▸ **Problem to work on**:
Restate exactly the lines of the entries below, beginning with the first and ending with the line that holds "(mst) at ($(ms.north". Pictures are not copied.

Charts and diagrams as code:
——————————

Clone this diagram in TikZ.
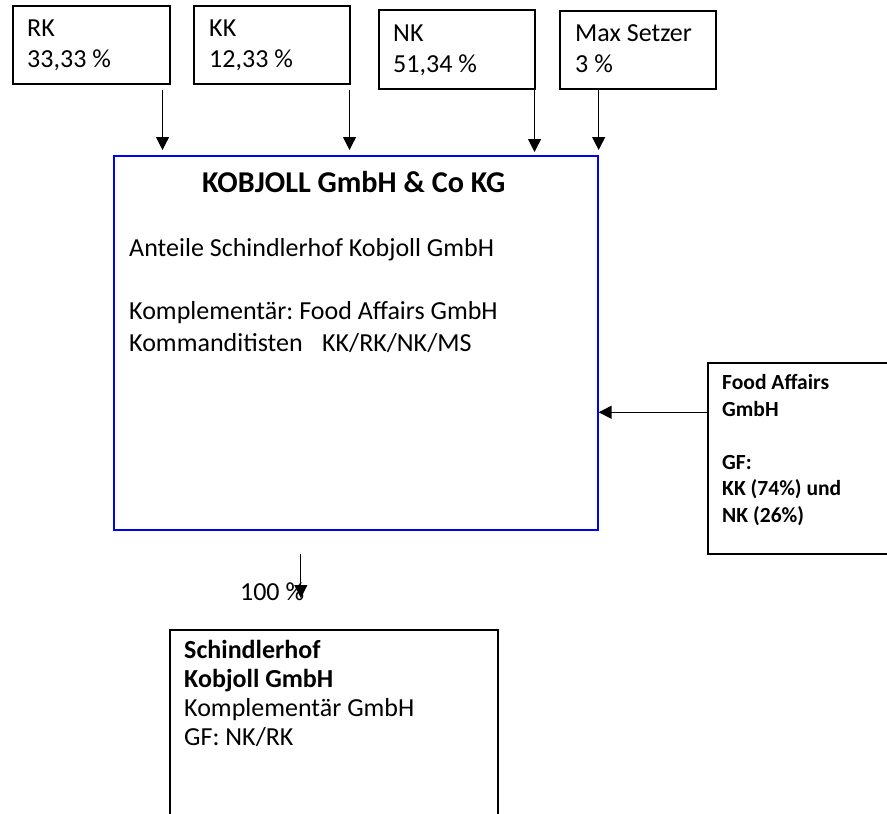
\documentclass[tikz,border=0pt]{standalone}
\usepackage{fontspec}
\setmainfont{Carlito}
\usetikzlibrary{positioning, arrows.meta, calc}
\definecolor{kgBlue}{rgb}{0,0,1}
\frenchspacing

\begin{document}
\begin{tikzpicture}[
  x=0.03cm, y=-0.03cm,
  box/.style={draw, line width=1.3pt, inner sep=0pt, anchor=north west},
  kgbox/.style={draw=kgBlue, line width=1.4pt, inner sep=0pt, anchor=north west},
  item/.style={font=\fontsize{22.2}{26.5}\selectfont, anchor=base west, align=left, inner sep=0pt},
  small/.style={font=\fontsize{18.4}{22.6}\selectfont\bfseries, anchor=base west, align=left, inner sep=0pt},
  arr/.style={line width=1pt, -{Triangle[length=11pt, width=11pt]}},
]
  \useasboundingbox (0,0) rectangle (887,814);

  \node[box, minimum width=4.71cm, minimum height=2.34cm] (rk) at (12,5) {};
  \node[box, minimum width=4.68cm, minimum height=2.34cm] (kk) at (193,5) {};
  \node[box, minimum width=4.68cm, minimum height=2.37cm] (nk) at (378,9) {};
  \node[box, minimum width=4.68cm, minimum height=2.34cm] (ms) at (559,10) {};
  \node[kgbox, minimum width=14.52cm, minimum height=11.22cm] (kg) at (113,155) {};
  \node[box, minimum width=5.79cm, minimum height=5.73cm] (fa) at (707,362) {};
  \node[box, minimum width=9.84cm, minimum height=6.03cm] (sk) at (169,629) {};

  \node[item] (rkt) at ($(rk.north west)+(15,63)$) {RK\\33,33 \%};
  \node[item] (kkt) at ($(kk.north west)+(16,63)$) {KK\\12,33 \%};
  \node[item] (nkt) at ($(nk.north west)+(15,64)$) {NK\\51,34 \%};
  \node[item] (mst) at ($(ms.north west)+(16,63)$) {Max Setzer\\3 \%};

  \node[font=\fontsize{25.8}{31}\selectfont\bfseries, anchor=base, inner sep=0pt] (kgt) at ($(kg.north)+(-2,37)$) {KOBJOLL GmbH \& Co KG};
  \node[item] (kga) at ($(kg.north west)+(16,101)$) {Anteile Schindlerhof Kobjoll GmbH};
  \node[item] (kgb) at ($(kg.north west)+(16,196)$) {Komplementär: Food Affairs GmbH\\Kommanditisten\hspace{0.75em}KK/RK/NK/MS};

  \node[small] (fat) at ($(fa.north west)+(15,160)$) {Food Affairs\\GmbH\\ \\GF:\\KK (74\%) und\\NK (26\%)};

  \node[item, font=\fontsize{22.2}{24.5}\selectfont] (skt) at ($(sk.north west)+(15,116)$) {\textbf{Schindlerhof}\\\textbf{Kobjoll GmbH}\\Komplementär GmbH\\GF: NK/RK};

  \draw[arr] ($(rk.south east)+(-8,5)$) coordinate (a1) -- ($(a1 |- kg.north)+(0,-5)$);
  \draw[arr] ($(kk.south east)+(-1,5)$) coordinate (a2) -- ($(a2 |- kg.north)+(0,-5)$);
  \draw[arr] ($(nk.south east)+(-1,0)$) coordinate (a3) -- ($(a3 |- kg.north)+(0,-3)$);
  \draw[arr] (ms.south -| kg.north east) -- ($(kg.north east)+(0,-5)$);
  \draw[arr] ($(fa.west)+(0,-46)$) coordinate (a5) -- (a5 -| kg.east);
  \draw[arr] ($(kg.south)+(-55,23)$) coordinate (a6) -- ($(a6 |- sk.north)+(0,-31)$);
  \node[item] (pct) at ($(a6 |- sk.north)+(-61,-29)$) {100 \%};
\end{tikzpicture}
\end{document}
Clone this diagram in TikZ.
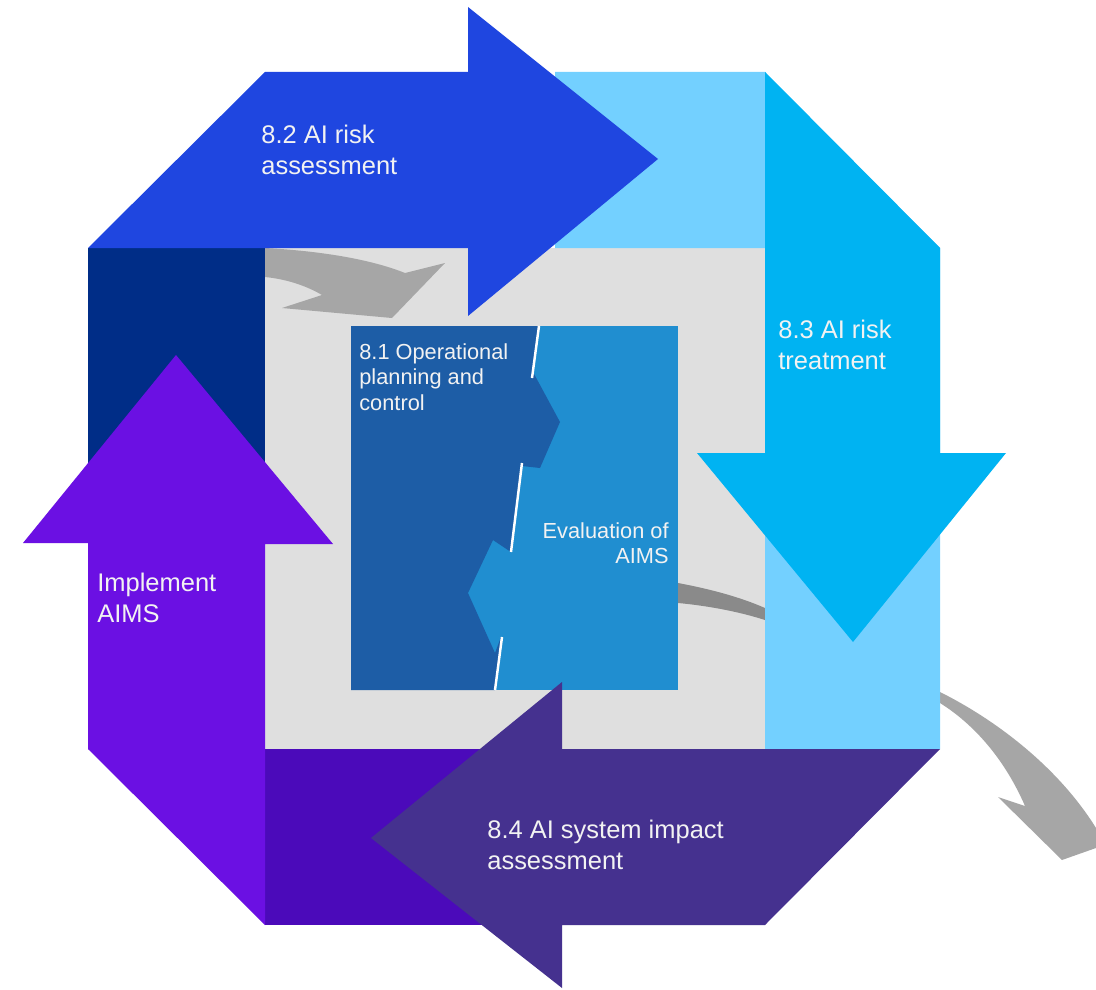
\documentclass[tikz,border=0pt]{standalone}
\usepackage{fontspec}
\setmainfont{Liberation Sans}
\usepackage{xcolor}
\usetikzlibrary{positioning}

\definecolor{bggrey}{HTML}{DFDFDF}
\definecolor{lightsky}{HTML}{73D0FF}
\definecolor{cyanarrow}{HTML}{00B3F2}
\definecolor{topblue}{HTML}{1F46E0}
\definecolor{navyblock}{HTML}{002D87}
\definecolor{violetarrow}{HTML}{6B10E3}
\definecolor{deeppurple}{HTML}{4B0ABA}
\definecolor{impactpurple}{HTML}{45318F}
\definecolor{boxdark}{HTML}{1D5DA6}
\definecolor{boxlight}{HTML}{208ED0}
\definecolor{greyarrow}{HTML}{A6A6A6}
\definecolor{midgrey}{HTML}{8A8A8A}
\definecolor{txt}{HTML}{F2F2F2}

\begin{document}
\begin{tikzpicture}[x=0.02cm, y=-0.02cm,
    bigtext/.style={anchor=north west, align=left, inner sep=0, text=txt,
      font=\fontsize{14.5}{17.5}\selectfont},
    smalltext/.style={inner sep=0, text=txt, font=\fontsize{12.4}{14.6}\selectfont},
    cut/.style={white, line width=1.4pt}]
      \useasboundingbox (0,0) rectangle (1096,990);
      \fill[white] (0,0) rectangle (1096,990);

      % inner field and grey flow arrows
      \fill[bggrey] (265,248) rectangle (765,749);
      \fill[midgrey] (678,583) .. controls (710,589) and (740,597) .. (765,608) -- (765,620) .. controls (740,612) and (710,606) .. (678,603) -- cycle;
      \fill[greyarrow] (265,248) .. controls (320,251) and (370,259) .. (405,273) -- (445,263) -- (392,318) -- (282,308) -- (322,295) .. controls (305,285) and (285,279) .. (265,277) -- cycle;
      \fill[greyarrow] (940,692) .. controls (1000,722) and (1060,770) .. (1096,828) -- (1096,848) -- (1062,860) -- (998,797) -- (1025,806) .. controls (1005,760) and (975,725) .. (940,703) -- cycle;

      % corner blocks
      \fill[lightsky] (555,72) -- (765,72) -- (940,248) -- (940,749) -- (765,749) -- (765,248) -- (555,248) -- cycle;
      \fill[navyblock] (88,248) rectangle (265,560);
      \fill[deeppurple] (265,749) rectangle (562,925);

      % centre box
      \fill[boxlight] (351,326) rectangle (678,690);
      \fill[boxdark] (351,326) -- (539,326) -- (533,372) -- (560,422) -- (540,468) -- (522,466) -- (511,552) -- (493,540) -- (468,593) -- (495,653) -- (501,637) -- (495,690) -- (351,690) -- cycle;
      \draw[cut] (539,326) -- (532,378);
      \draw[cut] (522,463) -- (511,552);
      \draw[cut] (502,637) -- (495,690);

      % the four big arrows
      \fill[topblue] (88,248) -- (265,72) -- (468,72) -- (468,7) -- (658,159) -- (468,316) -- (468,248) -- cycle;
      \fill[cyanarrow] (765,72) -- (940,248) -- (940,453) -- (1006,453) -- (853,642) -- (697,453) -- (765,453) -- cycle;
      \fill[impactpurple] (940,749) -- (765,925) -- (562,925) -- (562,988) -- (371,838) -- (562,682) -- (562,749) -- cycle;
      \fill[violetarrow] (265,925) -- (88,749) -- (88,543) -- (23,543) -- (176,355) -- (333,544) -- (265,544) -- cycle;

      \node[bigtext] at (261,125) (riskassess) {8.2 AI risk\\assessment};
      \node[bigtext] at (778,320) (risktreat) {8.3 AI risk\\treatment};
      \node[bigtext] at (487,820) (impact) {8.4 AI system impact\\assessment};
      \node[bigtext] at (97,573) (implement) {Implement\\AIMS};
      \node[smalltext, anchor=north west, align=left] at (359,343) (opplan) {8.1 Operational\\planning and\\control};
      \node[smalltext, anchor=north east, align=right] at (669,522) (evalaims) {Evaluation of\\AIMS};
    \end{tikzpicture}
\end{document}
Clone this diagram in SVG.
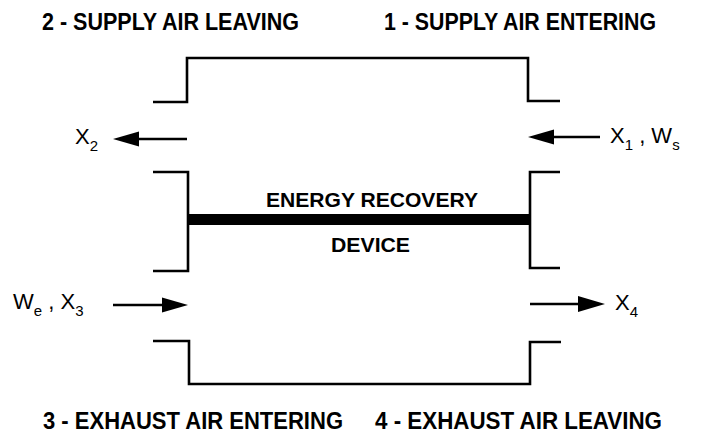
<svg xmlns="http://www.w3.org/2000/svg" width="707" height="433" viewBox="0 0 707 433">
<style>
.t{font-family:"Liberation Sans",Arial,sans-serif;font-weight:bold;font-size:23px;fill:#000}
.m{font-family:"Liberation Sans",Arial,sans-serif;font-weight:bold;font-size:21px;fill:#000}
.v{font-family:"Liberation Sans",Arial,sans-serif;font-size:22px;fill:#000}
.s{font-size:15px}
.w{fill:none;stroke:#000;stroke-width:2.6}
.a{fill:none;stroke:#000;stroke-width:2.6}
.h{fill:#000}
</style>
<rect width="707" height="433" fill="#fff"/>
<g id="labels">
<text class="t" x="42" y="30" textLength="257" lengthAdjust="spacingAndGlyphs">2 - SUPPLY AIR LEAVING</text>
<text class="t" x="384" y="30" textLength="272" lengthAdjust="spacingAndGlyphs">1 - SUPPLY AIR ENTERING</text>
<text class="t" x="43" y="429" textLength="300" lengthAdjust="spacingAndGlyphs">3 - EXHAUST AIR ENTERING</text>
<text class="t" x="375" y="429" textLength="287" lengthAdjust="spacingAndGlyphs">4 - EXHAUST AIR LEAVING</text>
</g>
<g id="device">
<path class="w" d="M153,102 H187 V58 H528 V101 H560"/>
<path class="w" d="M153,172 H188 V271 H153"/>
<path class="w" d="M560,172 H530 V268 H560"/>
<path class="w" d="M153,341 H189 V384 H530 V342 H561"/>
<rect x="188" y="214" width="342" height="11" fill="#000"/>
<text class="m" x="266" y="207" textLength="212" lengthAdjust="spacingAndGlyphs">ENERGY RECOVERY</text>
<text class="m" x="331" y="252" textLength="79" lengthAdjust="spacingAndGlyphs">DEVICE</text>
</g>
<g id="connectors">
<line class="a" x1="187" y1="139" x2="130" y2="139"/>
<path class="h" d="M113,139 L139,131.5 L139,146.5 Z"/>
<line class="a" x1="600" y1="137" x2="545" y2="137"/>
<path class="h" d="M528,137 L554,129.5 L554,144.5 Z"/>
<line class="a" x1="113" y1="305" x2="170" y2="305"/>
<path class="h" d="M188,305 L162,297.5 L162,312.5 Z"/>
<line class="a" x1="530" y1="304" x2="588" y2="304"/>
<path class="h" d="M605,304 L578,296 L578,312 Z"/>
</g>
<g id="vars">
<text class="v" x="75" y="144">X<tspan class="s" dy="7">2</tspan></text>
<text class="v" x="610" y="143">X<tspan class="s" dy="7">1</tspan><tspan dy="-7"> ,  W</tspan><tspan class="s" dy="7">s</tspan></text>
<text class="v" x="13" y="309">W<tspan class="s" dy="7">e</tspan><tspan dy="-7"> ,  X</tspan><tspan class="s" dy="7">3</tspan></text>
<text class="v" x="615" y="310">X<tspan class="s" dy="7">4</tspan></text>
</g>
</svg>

——————————

▸ **Answer to this problem**:
Clone this diagram in TikZ.
\documentclass[tikz,border=0pt]{standalone}
\usepackage{fontspec}
\setmainfont{Carlito}
\usetikzlibrary{positioning, arrows.meta, calc}
\definecolor{kgBlue}{rgb}{0,0,1}
\frenchspacing

\begin{document}
\begin{tikzpicture}[
  x=0.03cm, y=-0.03cm,
  box/.style={draw, line width=1.3pt, inner sep=0pt, anchor=north west},
  kgbox/.style={draw=kgBlue, line width=1.4pt, inner sep=0pt, anchor=north west},
  item/.style={font=\fontsize{22.2}{26.5}\selectfont, anchor=base west, align=left, inner sep=0pt},
  small/.style={font=\fontsize{18.4}{22.6}\selectfont\bfseries, anchor=base west, align=left, inner sep=0pt},
  arr/.style={line width=1pt, -{Triangle[length=11pt, width=11pt]}},
]
  \useasboundingbox (0,0) rectangle (887,814);

  \node[box, minimum width=4.71cm, minimum height=2.34cm] (rk) at (12,5) {};
  \node[box, minimum width=4.68cm, minimum height=2.34cm] (kk) at (193,5) {};
  \node[box, minimum width=4.68cm, minimum height=2.37cm] (nk) at (378,9) {};
  \node[box, minimum width=4.68cm, minimum height=2.34cm] (ms) at (559,10) {};
  \node[kgbox, minimum width=14.52cm, minimum height=11.22cm] (kg) at (113,155) {};
  \node[box, minimum width=5.79cm, minimum height=5.73cm] (fa) at (707,362) {};
  \node[box, minimum width=9.84cm, minimum height=6.03cm] (sk) at (169,629) {};

  \node[item] (rkt) at ($(rk.north west)+(15,63)$) {RK\\33,33 \%};
  \node[item] (kkt) at ($(kk.north west)+(16,63)$) {KK\\12,33 \%};
  \node[item] (nkt) at ($(nk.north west)+(15,64)$) {NK\\51,34 \%};
  \node[item] (mst) at ($(ms.north west)+(16,63)$) {Max Setzer\\3 \%};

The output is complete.